I was hoping to get thirty thousand for my 1998 Honda Accord, but the best offer I got was four hundred bucks. Thanks for ruining the economy Work-From-Homers!


If this trend continues, with less office space used, while population numbers stay stable or increase, is there a possibility of commercial buildings like this being rezoned to residential?


There don’t seem to be any rules preventing residential construction in the existing C-3-O zone. In general SF permits residential construction anywhere, but the problems come from the fact that all development permits in that city are discretionary, so you never know what the real rules are until you get in front of a hearing.


If they can make that conversion this seems like it would be a steal. $225/sq ft versus over $1000/sq ft for residential in SF. SF doesn't seem like somewhere that would vote against more housing being available, so if it doesn't even involve rezoning, I'm curious if that's a viable path for this and other office buildings.


I've seen a few stories about this, mostly in relation to banks' CRE portfolios showing weakness to varying degrees

https://www.king5.com/article/news/local/seattle/convert-emp...


From my understanding the utility requirements for residential versus office means that it is often easier/cheaper to just demolish and rebuild.

However, the more skyscrapery the building gets, the less that may be the case.


Prop 13 needs to exclude commercial real estate and/or have a reasonably low cap. These companies are avoiding so many millions of dollars in property taxes.

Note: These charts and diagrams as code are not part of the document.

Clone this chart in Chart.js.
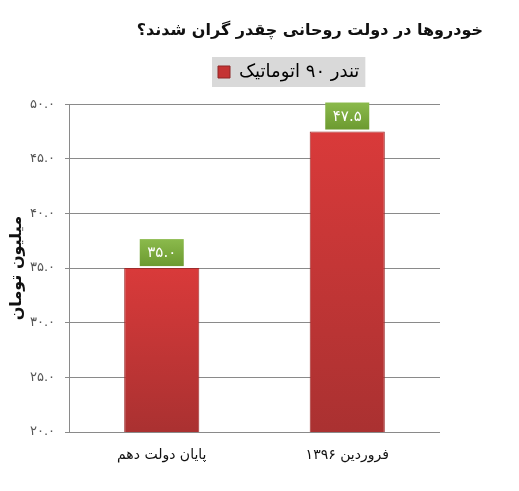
<!DOCTYPE html>
<html>
<head>
<meta charset="utf-8">
<script src="https://cdn.jsdelivr.net/npm/chart.js@4"></script>
<style>
  html, body { margin: 0; padding: 0; background: #fff; }
  #wrap { width: 519px; height: 491px; }
</style>
</head>
<body>
<div id="wrap"><canvas id="chart"></canvas></div>
<script>
const categories = ['پایان دولت دهم', 'فروردین ۱۳۹۶'];
const seriesName = 'تندر ۹۰ اتوماتیک';
const prices = [35.0, 47.5];
const tickLabels = { 20: '۲۰.۰', 25: '۲۵.۰', 30: '۳۰.۰', 35: '۳۵.۰', 40: '۴۰.۰', 45: '۴۵.۰', 50: '۵۰.۰' };
const valueLabels = ['۳۵.۰', '۴۷.۵'];

const FONT = '"DejaVu Sans", Tahoma, sans-serif';

// رنگ گرادیانی میله‌ها
function barColor(ctx) {
    const chart = ctx.chart;
    if (!chart.chartArea || ctx.type !== 'data') return '#c83434';
    const top = chart.scales.y.getPixelForValue(ctx.raw);
    const g = chart.ctx.createLinearGradient(0, top, 0, chart.chartArea.bottom);
    g.addColorStop(0, '#d93a3a');
    g.addColorStop(1, '#aa3131');
    return g;
}

// پس‌زمینه خاکستری لجند و جابجایی آن
const legendBox = {
    id: 'legendBox',
    afterUpdate(chart) {
        const lg = chart.legend;
        if (!lg || !lg.legendHitBoxes.length) return;
        const h0 = lg.legendHitBoxes[0];
        const dx = 218 - h0.left;
        const dy = 72 - (h0.top + h0.height / 2);
        lg.left += dx; lg.right += dx;
        lg.top += dy; lg.bottom += dy;
        lg.legendHitBoxes.forEach(h => { h.left += dx; h.top += dy; });
    },
    beforeDraw(chart) {
        const c = chart.ctx;
        c.save();
        c.fillStyle = '#fff';
        c.fillRect(0, 0, chart.width, chart.height);
        const h = chart.legend.legendHitBoxes[0];
        if (h) {
            const cy = h.top + h.height / 2;
            c.fillStyle = '#d9d9d9';
            c.fillRect(h.left - 6, cy - 15, h.width + 12, 30);
        }
        c.restore();
    }
};

// برچسب سبز بالای هر میله
const valueTags = {
    id: 'valueTags',
    afterDatasetsDraw(chart) {
        const c = chart.ctx;
        chart.getDatasetMeta(0).data.forEach((bar, i) => {
            const w = 44, h = 27;
            const x = bar.x - w / 2, y = bar.y - 2 - h;
            const g = c.createLinearGradient(0, y, 0, y + h);
            g.addColorStop(0, '#8bba4c');
            g.addColorStop(1, '#6c9a30');
            c.save();
            c.fillStyle = g;
            c.fillRect(x, y, w, h);
            c.fillStyle = '#fff';
            c.font = '15px ' + FONT;
            c.textAlign = 'center';
            c.textBaseline = 'middle';
            c.fillText(valueLabels[i], bar.x, y + h / 2 + 1);
            c.restore();
        });
    }
};

new Chart(document.getElementById('chart'), {
    type: 'bar',
    data: {
        labels: categories,
        datasets: [{
            label: seriesName,
            data: prices,
            backgroundColor: barColor,
            borderColor: '#9e2b2b',
            borderWidth: 1,
            barPercentage: 0.5,
            categoryPercentage: 0.81
        }]
    },
    options: {
        responsive: true,
        maintainAspectRatio: false,
        animation: false,
        layout: { padding: { left: 0, right: 36, top: 0, bottom: 0 } },
        plugins: {
            title: {
                display: true,
                text: 'خودروها در دولت روحانی چقدر گران شدند؟',
                align: 'end',
                color: '#111',
                font: { family: FONT, size: 16, weight: 'bold' },
                padding: { top: 21, bottom: 3 }
            },
            legend: {
                display: true,
                labels: {
                    color: '#111',
                    font: { family: FONT, size: 18 },
                    boxWidth: 12,
                    boxHeight: 12,
                    padding: 33,
                    generateLabels(chart) {
                        return [{
                            text: seriesName,
                            fillStyle: '#c43333',
                            strokeStyle: '#8e2626',
                            lineWidth: 1,
                            datasetIndex: 0
                        }];
                    }
                }
            },
            tooltip: { enabled: false }
        },
        scales: {
            x: {
                grid: { display: false },
                border: { display: false },
                ticks: {
                    color: '#111',
                    font: { family: FONT, size: 14 },
                    padding: 7
                },
                afterFit(s) { s.height = 59; }
            },
            y: {
                min: 20,
                max: 50,
                ticks: {
                    stepSize: 5,
                    color: '#555',
                    font: { family: FONT, size: 13 },
                    padding: 10,
                    callback: v => tickLabels[v]
                },
                grid: { color: '#8a8a8a', lineWidth: 1, tickLength: 4 },
                border: { color: '#8a8a8a' },
                title: {
                    display: true,
                    text: 'میلیون تومان',
                    color: '#111',
                    font: { family: FONT, size: 16, weight: 'bold' },
                    padding: { top: 7, bottom: 0 }
                },
                afterFit(s) { s.width = 69; }
            },
            y2: {
                position: 'right',
                grid: { display: false },
                border: { display: false },
                ticks: { display: false },
                afterFit(s) { s.width = 43; }
            }
        }
    },
    plugins: [legendBox, valueTags]
});
</script>
</body>
</html>
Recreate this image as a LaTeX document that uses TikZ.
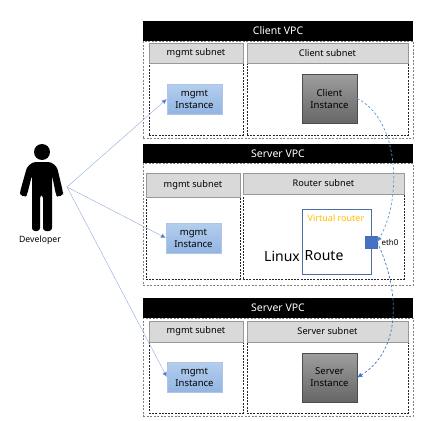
\documentclass[tikz,border=0pt]{standalone}
\usepackage{fontspec}
\setmainfont{Noto Sans}
\usetikzlibrary{arrows.meta}
\definecolor{subnetgray}{HTML}{D9D9D9}
\definecolor{linkblue}{HTML}{8FAADC}
\definecolor{flowblue}{HTML}{5B9BD5}
\definecolor{routerblue}{HTML}{4A6FA5}
\definecolor{portblue}{HTML}{4472C4}
\definecolor{routergold}{HTML}{FFC000}
\definecolor{instlight}{HTML}{B4CEEE}
\definecolor{instdark}{HTML}{92B5E2}
\tikzset{
  vpchead/.style={fill=black, text=white, minimum width=270pt, minimum height=20pt, inner sep=0pt, font=\fontsize{10.5}{12}\selectfont},
  vpcbox/.style={draw=black!50, dash pattern=on 2pt off 1.5pt, line width=0.5pt, minimum width=270pt, inner sep=0pt},
  subhead/.style={fill=subnetgray, draw=black!40, line width=0.4pt, inner sep=0pt, font=\fontsize{9.2}{11}\selectfont},
  subbox/.style={draw=black!85, dash pattern=on 2pt off 1.2pt, line width=0.5pt, inner sep=0pt},
  mgmtinst/.style={top color=instlight, bottom color=instdark, draw=linkblue!70, line width=0.3pt, minimum width=55pt, minimum height=30pt, inner sep=0pt, align=center, font=\fontsize{9.5}{12}\selectfont},
  vminst/.style={top color=black!38, bottom color=black!60, draw=black!70, line width=0.4pt, minimum width=55pt, minimum height=49pt, inner sep=0pt, align=center, font=\fontsize{9.5}{12}\selectfont},
  devlink/.style={draw=linkblue, line width=0.4pt, -{Latex[length=5pt,width=5pt,fill=portblue]}},
  flowlink/.style={draw=flowblue, dash pattern=on 2.5pt off 2pt, line width=0.7pt, -{Latex[length=5pt,width=5pt,fill=portblue]}},
  plain/.style={inner sep=0pt}
}
\begin{document}
\begin{tikzpicture}[x=1pt,y=-1pt]
  \useasboundingbox (0,0) rectangle (430,420);

  % Client VPC
  \node[vpcbox, minimum height=97pt] (vpcA) at (278,89.5) {};
  \node[vpchead] (headA) at (278,31) {Client VPC};
  \node[subbox, minimum width=94pt, minimum height=72pt] (mgmtboxA) at (196,99) {};
  \node[subhead, minimum width=94pt, minimum height=20pt] (mgmtheadA) at (196,53) {mgmt subnet};
  \node[subbox, minimum width=161pt, minimum height=72pt] (clientbox) at (327.5,99) {};
  \node[subhead, minimum width=161pt, minimum height=20pt] (clienthead) at (327.5,53) {Client subnet};
  \node[mgmtinst] (mgmtA) at (194.5,99) {mgmt\\Instance};
  \node[vminst] (client) at (329.5,98.5) {Client\\Instance};

  % Server VPC with the router
  \node[vpcbox, minimum height=122pt] (vpcB) at (278,224) {};
  \node[vpchead, minimum height=19pt] (headB) at (278,153.5) {Server VPC};
  \node[subbox, minimum width=94pt, minimum height=82pt] (mgmtboxB) at (193,238) {};
  \node[subhead, minimum width=94pt, minimum height=24pt] (mgmtheadB) at (193,185) {mgmt subnet};
  \node[subbox, minimum width=161pt, minimum height=85pt] (routerbox) at (323.5,236.5) {};
  \node[subhead, minimum width=161pt, minimum height=21pt] (routerhead) at (323.5,183.5) {Router subnet};
  \node[mgmtinst] (mgmtB) at (193.5,238) {mgmt\\Instance};
  \node[draw=routerblue, fill=white, line width=0.8pt, minimum width=69pt, minimum height=65pt, inner sep=0pt] (router) at (336.5,241.5) {};
  \node[plain, text=routergold, font=\fontsize{9}{11}\selectfont] (routername) at (336,218) {Virtual router};
  \node[plain, font=\fontsize{14}{16}\selectfont] (linux) at (282,256) {Linux};
  \node[plain, font=\fontsize{14}{16}\selectfont] (route) at (324,256) {Route};
  \node[fill=portblue, draw=routerblue, line width=0.3pt, minimum size=12pt, inner sep=0pt] (eth) at (371,242) {};
  \node[plain, font=\fontsize{8}{10}\selectfont] (ethname) at (390,242) {eth0};

  % Server VPC
  \node[vpcbox, minimum height=98pt] (vpcC) at (278,367) {};
  \node[vpchead] (headC) at (278,308) {Server VPC};
  \node[subbox, minimum width=94pt, minimum height=71pt] (mgmtboxC) at (196,377.5) {};
  \node[subhead, minimum width=94pt, minimum height=21pt] (mgmtheadC) at (196,331.5) {mgmt subnet};
  \node[subbox, minimum width=161pt, minimum height=71pt] (serverbox) at (327.5,377.5) {};
  \node[subhead, minimum width=161pt, minimum height=21pt] (serverhead) at (327.5,331.5) {Server subnet};
  \node[mgmtinst] (mgmtC) at (194.5,377) {mgmt\\Instance};
  \node[vminst] (server) at (329.5,377.5) {Server\\Instance};

  % Developer figure
  \fill (42,152) circle (8pt);
  \fill[rounded corners=3pt] (33,162) -- (51,162) -- (57,167) -- (63,192) -- (63,195) -- (58,197) -- (56,195) -- (52,175)
    -- (52,231) -- (43,231) -- (43,195) -- (40,195) -- (40,231) -- (32,231) -- (32,175)
    -- (27,195) -- (25,197) -- (20,195) -- (20,192) -- (27,167) -- cycle;
  \node[plain, font=\fontsize{8.7}{10}\selectfont] (developer) at (40,240) {Developer};
  \coordinate (hub) at (67,187);

  \draw[devlink] (hub) -- (mgmtA.west);
  \draw[devlink] (hub) -- (mgmtB.west);
  \draw[devlink] (hub) -- (mgmtC.west);

  % traffic through the router
  \draw[flowlink] (client.east) .. controls (400,120) and (402,200) .. (eth.east);
  \draw[flowlink, draw=portblue] (eth.east) .. controls (400,290) and (402,350) .. (server.east);
\end{tikzpicture}
\end{document}
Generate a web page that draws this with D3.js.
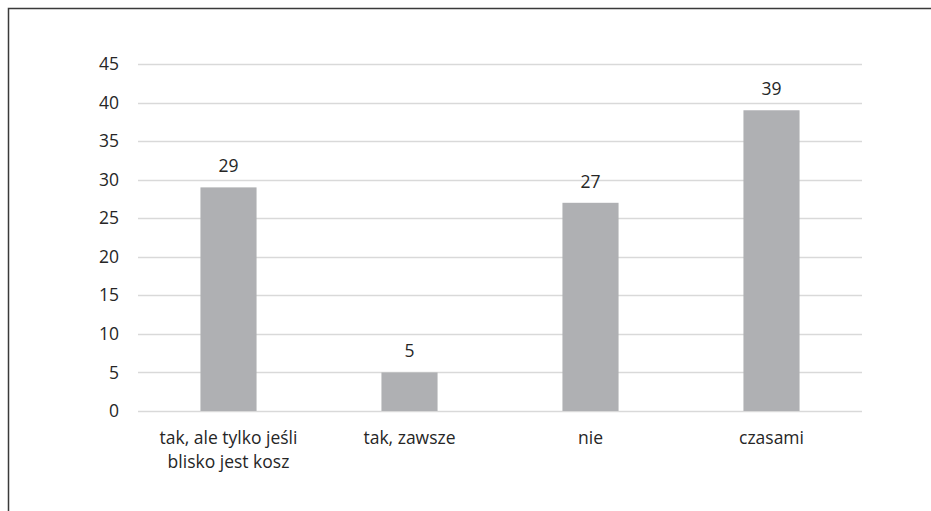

It's not fair and punishes the younger generations (and those yet to be born).


Yes, but California voters struck it down https://ballotpedia.org/California_Proposition_15,_Tax_on_Co...


I will buy an SF Condo for under 300 a square foot and bring in battery lights and a portapotty. Please stop this BS that conversion is cost infeasible. Thank you.


Just suggesting that SF property tax revenues are doomed, without actually doing the math, is pretty lazy. This is all open data.


At $225/sq ft it would be bad news. I’m sure a lot of newer properties are assessed at triple that.


No reason to assert your surety or not, it's in the damn article:

> According to real estate firm JLL, approximately 48% of office space have been resold or refinanced since 2015 at an average price per square foot of around $700


Refinancing a property doesn't trigger reassessment for property taxes in California. It has to change hands. So this statement means nothing.


It would be free to do some token new construction or change of ownership though


You interpreted my remark backwards. What I meant to say was that refinancing in the past would not have triggered assessment, so the fraction of properties refinanced doesn’t imply properties that are assessed above market value. Owners can always ask for a downward assessment, without a change of control.


Ah yeah, I see. I was thinking more about the downward assessments on sold buildings. Below $400/sq ft is pre-2010 prices.


They are, lots of reasons, do you have data suggesting otherwise?


Now you know who’s behind all these gaslighting articles posted for a whole year now!